# New month



## NikeKellogg

Just wanted to wish each and every member of the WR community a happy new month.

We will be moving some of the forums to a new server over the weekend.
The old one spilled soup on me the last time I ate at that restaurant.

Nike


----------



## My Kellogg

Hi NikeKellogg 

will you? Will the restaurant change as well? 

Regards
My Kellogg


----------



## Maikellogg

NikeKellogg said:
			
		

> Just wanted to wish each and every member of the WR community a happy new month.
> 
> We will be moving some of the forums to a new server over the weekend.
> The old one spilled soup on me the last time I ate at that restaurant.
> 
> Nike



Why not happy new year?

Personally I don't like soup, I'd better have fish and chips and a pint of ale


----------



## alc112

Stop chatting, use PM


----------



## cuchuflete

alc112 said:
			
		

> Stop chatting, use PM



Este comentario es de lo más øff Topic que jamás he visto.


----------



## Maikellogg

alc112 said:
			
		

> Stop chatting, use PM



What is PM? Prime Minister?


----------



## cuchuflete

Maikellogg said:
			
		

> What is PM? Prime Minister?


then what are multiples? For example, two of Margaret Thatcher...


----------



## alc112

Maikellogg said:
			
		

> What is PM? Prime Minister?


 
sorry
PM--------->Private Messages/ Mensajes privados


----------



## Maikellogg

alc112 said:
			
		

> sorry
> PM--------->Private Messages/ Mensajes privados



So that if I use Private Messages I can chat?


----------



## NikeKellogg

Would someone help me with my Avatar, Please?


----------



## My Kellogg

You lost it?


----------



## Maikellogg

NikeKellogg said:
			
		

> Would someone help me with my Avatar, Please?

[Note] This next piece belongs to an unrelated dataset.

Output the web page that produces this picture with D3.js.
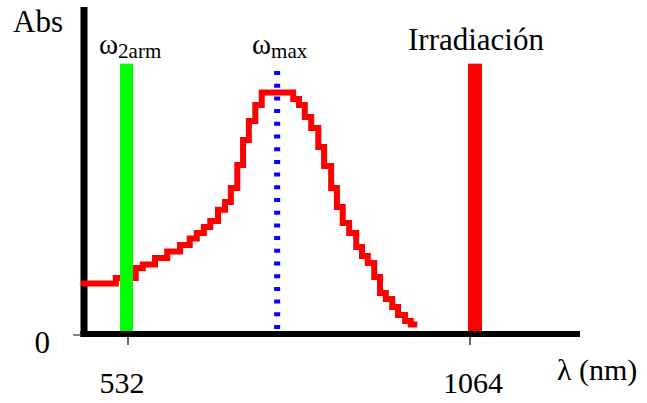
<!DOCTYPE html>
<html>
<head>
<meta charset="utf-8">
<script src="https://cdn.jsdelivr.net/npm/d3@7"></script>
<style>
  body { margin: 0; background: #fff; }
  text { font-family: "Liberation Serif", "Times New Roman", serif; fill: #000; }
</style>
</head>
<body>
<div id="chart"></div>
<script>
// absorption band (start of each step, nm -> relative Abs)
const bandLambda = [459, 513, 544, 555, 574, 593, 613, 628, 639, 650, 660, 672, 683, 692, 702, 711, 720,
    730, 740, 789, 798, 807, 817, 828, 837, 848, 857, 866, 876, 887, 896, 905, 915, 924, 933, 943, 952,
    963, 972, 982];
const bandAbs = [0.206, 0.229, 0.270, 0.285, 0.312, 0.339, 0.366, 0.393, 0.416, 0.441, 0.466, 0.512, 0.545,
    0.603, 0.699, 0.802, 0.881, 0.948, 1.000, 0.973, 0.948, 0.898, 0.852, 0.773, 0.694, 0.603, 0.524,
    0.457, 0.416, 0.358, 0.320, 0.291, 0.233, 0.166, 0.141, 0.108, 0.075, 0.050, 0.035, 0.035];

const xTicks = [532, 1064];
const lambdaMax = 764;
const lineTop = 1.12;   // height of the two laser lines, in Abs units

const width = 647, height = 403;

const svg = d3.select("#chart")
    .append("svg")
    .attr("width", width)
    .attr("height", height);

// scales
const x = d3.scaleLinear()
    .domain([532, 1064])
    .range([128, 470]);

const y = d3.scaleLinear()
    .domain([0, 1])
    .range([333, 92.5]);

const axisLeftLambda = x.invert(84);
const axisRightLambda = x.invert(580);

// axes (thick black)
svg.append("line")
    .attr("x1", x(axisLeftLambda)).attr("x2", x(axisLeftLambda))
    .attr("y1", 7).attr("y2", 337)
    .attr("stroke", "#000")
    .attr("stroke-width", 7);

svg.append("line")
    .attr("x1", x(axisLeftLambda) - 3.5).attr("x2", x(axisRightLambda))
    .attr("y1", 334).attr("y2", 334)
    .attr("stroke", "#000")
    .attr("stroke-width", 6);

// small tick marks
svg.append("line")
    .attr("x1", 73).attr("x2", 81)
    .attr("y1", 335).attr("y2", 335)
    .attr("stroke", "#333").attr("stroke-width", 1.2);

svg.selectAll(".xtick")
    .data(xTicks)
    .enter().append("line")
    .attr("class", "xtick")
    .attr("x1", d => x(d)).attr("x2", d => x(d))
    .attr("y1", 337).attr("y2", 345)
    .attr("stroke", "#333").attr("stroke-width", 1.5);

// red absorption band as a staircase
const band = bandLambda.map((l, i) => ({ l, a: bandAbs[i] }));
const stepLine = d3.line()
    .x(d => x(d.l))
    .y(d => y(d.a))
    .curve(d3.curveStepAfter);

svg.append("path")
    .datum(band)
    .attr("fill", "none")
    .attr("stroke", "#ff0000")
    .attr("stroke-width", 6)
    .attr("stroke-linejoin", "miter")
    .attr("d", stepLine);

// blue dotted line at lambda max
svg.append("line")
    .attr("x1", x(lambdaMax)).attr("x2", x(lambdaMax))
    .attr("y1", 71).attr("y2", 331)
    .attr("stroke", "#0000ff")
    .attr("stroke-width", 6)
    .attr("stroke-dasharray", "4,8.7");

// laser lines
svg.append("rect")
    .attr("x", x(532) - 8).attr("width", 13)
    .attr("y", y(lineTop)).attr("height", y(0) - 2 - y(lineTop))
    .attr("fill", "#00ff00");

svg.append("rect")
    .attr("x", x(1064) - 2).attr("width", 14)
    .attr("y", y(lineTop)).attr("height", y(0) - 2 - y(lineTop))
    .attr("fill", "#ff0000");

// labels
svg.append("text")
    .attr("x", 13).attr("y", 32)
    .style("font-size", "31px")
    .text("Abs");

svg.append("text")
    .attr("x", 50).attr("y", 353)
    .attr("text-anchor", "end")
    .style("font-size", "31px")
    .text("0");

svg.selectAll(".xlabel")
    .data(xTicks)
    .enter().append("text")
    .attr("class", "xlabel")
    .attr("x", d => x(d) + (d === 532 ? -6 : 3))
    .attr("y", 393)
    .attr("text-anchor", "middle")
    .style("font-size", "30px")
    .text(d => d);

svg.append("text")
    .attr("x", 557).attr("y", 380)
    .style("font-size", "30px")
    .text("λ (nm)");

svg.append("text")
    .attr("x", 408).attr("y", 50)
    .style("font-size", "31px")
    .text("Irradiación");

const w2 = svg.append("text")
    .attr("x", 99).attr("y", 54)
    .style("font-size", "29px");
w2.append("tspan").text("ω");
w2.append("tspan").attr("dy", 4).style("font-size", "21px").text("2arm");

const wm = svg.append("text")
    .attr("x", 252).attr("y", 54)
    .style("font-size", "29px");
wm.append("tspan").text("ω");
wm.append("tspan").attr("dy", 4).style("font-size", "21px").text("max");
</script>
</body>
</html>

Avatar...what is an avatar???


----------



## Maikellogg

alc112 said:
			
		

> sorry
> PM--------->Private Messages/ Mensajes privados



What's your name?


----------



## alc112

Is the image you can put besides your nick.
Look mmine for example of a leopard. That's my avatar
I'm Alexis


----------



## alc112

Stop people!!!
This is NOT  a chatroom!!!!!


----------



## My Kellogg

Hi alexis

do your mama know you're here?


----------



## alc112

My Kellogg said:
			
		

> Hi alexis
> 
> do your mama know you're here?


 
REad

This is NOT a chatroom
If you wanna chat, enter to a chatroom


----------



## Artrella

*Nike, Maikellogg and My * ... you can call *me* to help you with your avatars... smilies... and celebrations!!! You need a welcome Party!!  An off-topic welcome party !!!! Yes!!! *FIESTA!!! *


----------



## Artrella

Maikellogg said:
			
		

> What's your name?




Hey Maikellog!!! NICE SIGNATURE... can I use it????


----------



## Artrella

Maikellogg said:
			
		

> Avatar...what is an avatar???




You know what it is.... come on.... you like flowers....


----------



## Maikellogg

alc112 said:
			
		

> REad
> 
> This is NOT a chatroom
> If you wanna chat, enter to a chatroom



What is a chatroom? I normally chat in the street, at the pub, at mine's....


----------



## NikeKellogg

alc112 said:
			
		

> Is the image you can put besides your nick.
> Look mmine for example of a leopard. That's my avatar
> I'm Alexis



It looks like a pet hamster.  The hamster is called Avatar?  What a nice name for a pet!


----------



## alc112

Maikellogg said:
			
		

> What is a chatroom? I normally chat in the street, at the pub, at mine's....


 
This forum is to discuss languages, not tto post stupid things and ask user about their lifes (you can do it by PM)
Read the FAQ (Frquently Asked Questions) by clicking in faq above


----------



## My Kellogg

Where is the chatroom, please?


----------



## alc112

My Kellogg said:
			
		

> Where is the chatroom, please?


what do you think is this forum for?
For chat??? NNNNNNNNNOOOOOOOOOOOO
Itt's for discuss languages and some cultur
If you want achatroom enter to 321chat.com


----------



## Maikellogg

alc112 said:
			
		

> This forum is to discuss languages, not tto post stupid things and ask user about their lifes (you can do it by PM)
> Read the FAQ (Frquently Asked Questions) by clicking in faq above



Hey, some respect young man!
I do deserve it...I'm an elderly man, after all


----------



## cuchuflete

I refer all of you, especially Mr. Kellogg and Mr. Kellogg and Mr. Kellogg, to the WR rulebook:



> Please stay within the topic area of the forum you are posting a message in, and within any topic that another poster may have started. If you want to discuss another topic, start a new thread.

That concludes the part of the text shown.